Top Russian economists recently looked at five possible scenarios, Gontmakher says. All of them, except modernization and immediate reform, would lead to a catastrophe. This single solution that could still save this country is not, however, in the cards under the conditions of the existing state, which is afraid of losing its monopoly of power. “The consequences will be dire,” Gontmakher says. He believes that the country may pass the point of no return sometime in 2009.
Experts see a very serious possibility of an abrupt collapse of the living standard and economic disintegration leading to social unrest, eventually followed by political upheaval.

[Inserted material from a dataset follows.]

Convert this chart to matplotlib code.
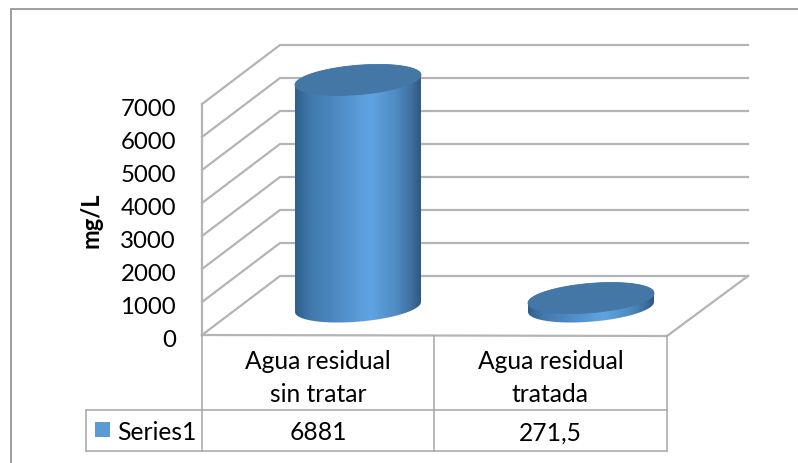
import matplotlib
matplotlib.use('Agg')
import matplotlib.pyplot as plt
from matplotlib.patches import PathPatch, Rectangle
from matplotlib.path import Path
from matplotlib.colors import LinearSegmentedColormap
import numpy as np

plt.rcParams['font.family'] = ['Lato', 'DejaVu Sans']

CATEGORIES = ['Agua residual\nsin tratar', 'Agua residual\ntratada']
VALUES = [6881, 271.5]
SERIES_NAME = 'Series1'
VALUE_LABELS = ['6881', '271,5']
Y_TICKS = [0, 1000, 2000, 3000, 4000, 5000, 6000, 7000]
Y_LABEL = 'mg/L'

GRID = '#b4b4b4'
TABLE = '#a6a6a6'
FRAME = '#969696'
TEXT = '#000000'
TOP = '#4477a5'
SWATCH = '#5b9bd5'
side_cmap = LinearSegmentedColormap.from_list('side', [
    (0.0, '#2f5f8c'), (0.12, '#4179ad'), (0.35, '#4f8dc5'),
    (0.60, '#5fa4e2'), (0.80, '#4f8cc4'), (0.93, '#3f6f9e'), (1.0, '#2f5680')])

# pixel geometry of the fake 3d box
PX_PER_UNIT = 33 / 1000
FRONT_X, BACK_X, RIGHT_X = 202, 280, 748
FLOOR_FRONT, FLOOR_BACK = 336, 277
FLOOR_RIGHT_X = 667
COL_X = [358, 591]
COL_A = 63
COL_B = 14.7
COL_TILT = 5 / 63
COL_BASE = 308
TABLE_LEFT, TABLE_MID, TABLE_TOP, TABLE_BOT = 86, 434, 410.5, 452


def val_y(base, v):
    return base - v * PX_PER_UNIT


def ellipse(cx, cy, t):
    dx = COL_A * np.cos(t)
    return cx + dx, cy - COL_TILT * dx + COL_B * np.sin(t)


fig = plt.figure(figsize=(7.98, 4.64), dpi=100)
ax = fig.add_axes([0, 0, 1, 1])
ax.set_xlim(0, 798)
ax.set_ylim(464, 0)
ax.axis('off')

# outer chart frame, only top and left are inside the picture
ax.plot([10.5, 10.5, 798], [464, 9.5, 9.5], color=FRAME, lw=1.3, solid_joinstyle='miter')

# back wall and side wall grid
for v in Y_TICKS:
    yf = val_y(FLOOR_FRONT, v)
    yb = val_y(FLOOR_BACK, v)
    ax.plot([FRONT_X, BACK_X, RIGHT_X], [yf, yb, yb], color=GRID, lw=1.6,
            solid_joinstyle='miter', zorder=1)
    ax.text(176, yf + 2.5, str(v), fontsize=17.3, color=TEXT, ha='right', va='center_baseline')

ax.plot([FRONT_X, FRONT_X], [val_y(FLOOR_FRONT, 7000), FLOOR_FRONT], color=GRID, lw=1.6, zorder=1)
ax.plot([FRONT_X, FLOOR_RIGHT_X, RIGHT_X], [FLOOR_FRONT, FLOOR_FRONT + 1, FLOOR_BACK],
        color=GRID, lw=1.6, zorder=1)

ax.text(91, 220, Y_LABEL, fontsize=17, fontweight='bold', color=TEXT, rotation=90,
        ha='center', va='center')

# cylinders
for cx, v in zip(COL_X, VALUES):
    top_y = val_y(COL_BASE, v)
    t_bot = np.linspace(np.pi, 0, 80)
    bx, by = ellipse(cx, COL_BASE, t_bot)
    t_top = np.linspace(0, np.pi, 80)
    tx, ty = ellipse(cx, top_y, -t_top)
    verts = np.column_stack([np.r_[bx, tx], np.r_[by, ty]])
    verts = np.vstack([verts, verts[0]])
    side = PathPatch(Path(verts), fc='none', ec='none', zorder=3)
    ax.add_patch(side)
    grad = np.linspace(0, 1, 256).reshape(1, -1)
    im = ax.imshow(grad, cmap=side_cmap, extent=[cx - COL_A, cx + COL_A, COL_BASE + 20, top_y - 20],
                   aspect='auto', zorder=3, interpolation='bilinear')
    im.set_clip_path(side)
    t = np.linspace(0, 2 * np.pi, 160)
    ex, ey = ellipse(cx, top_y, t)
    ax.fill(ex, ey, color=TOP, lw=0.6, zorder=4)
ax.set_xlim(0, 798)
ax.set_ylim(464, 0)

# data table
for x, y0 in [(FRONT_X, FLOOR_FRONT), (TABLE_MID, FLOOR_FRONT + 1), (FLOOR_RIGHT_X, FLOOR_FRONT + 1)]:
    ax.plot([x, x], [y0, TABLE_BOT], color=TABLE, lw=1.1, zorder=2)
ax.plot([TABLE_LEFT, TABLE_LEFT], [TABLE_TOP, TABLE_BOT], color=TABLE, lw=1.1, zorder=2)
ax.plot([TABLE_LEFT, FLOOR_RIGHT_X], [TABLE_TOP, TABLE_TOP], color=TABLE, lw=1.1, zorder=2)
ax.plot([TABLE_LEFT, FLOOR_RIGHT_X], [TABLE_BOT, TABLE_BOT], color=TABLE, lw=1.1, zorder=2)

centers = [(FRONT_X + TABLE_MID) / 2, (TABLE_MID + FLOOR_RIGHT_X) / 2]
for c, cat, lab in zip(centers, CATEGORIES, VALUE_LABELS):
    ax.text(c, 378, cat, fontsize=17.7, color=TEXT, ha='center', va='center', linespacing=1.52)
    ax.text(c, 433, lab, fontsize=17.7, color=TEXT, ha='center', va='center')

ax.add_patch(Rectangle((95, 423), 15, 15, fc=SWATCH, ec='none'))
ax.text(117, 433, SERIES_NAME, fontsize=17.7, color=TEXT, ha='left', va='center')

fig.savefig('out.png', dpi=100)
plt.close()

Gontmakher’s story in the daily Vedomosti (November 6) was pointedly titled “Novocherkassk-2009,” in an allusion to the major workers riots on June 1 and 2, 1962, in the city of Novocherkassk, which were suppressed by the Soviet Army; 23 people were killed and dozens jailed in the unrest (see V.A. Kozlov, Massovye Besporadki v SSSR pri Khrushcheve I Brezhneve [Mass Riots in the USSR Under Khrushchev and Brezhnev], Sibirski Khronograph, Novosibirsk, 1999). The article raised quite a commotion by drawing a picture of a shaky social peace collapsing once the 1962 situation starts repeating itself with prices and tariffs increasing drastically, wages dropping, workers laid off in droves, and food disappearing from the shelves because of collapsing imports and inadequate domestic production. “Either we finally take an effort to reform, or else we will enter a crisis that cannot be resolved within the framework of the current constitutional order,” the story concludes. On November 22 Rosomsvyaznadzor, the government’s media watchdog, issued a warning to Vedomosti that Gontmakher’s article could be seen as inciting extremism (www.polit.ru/news, November 22). Both Vedomosti and Gontmakher protested against the admonition.
As Tayevsky put it, “There will not be a crisis in Russia. There will be something immeasurably worse. But decent words for what it will be have not yet been devised, at least in the Russian language."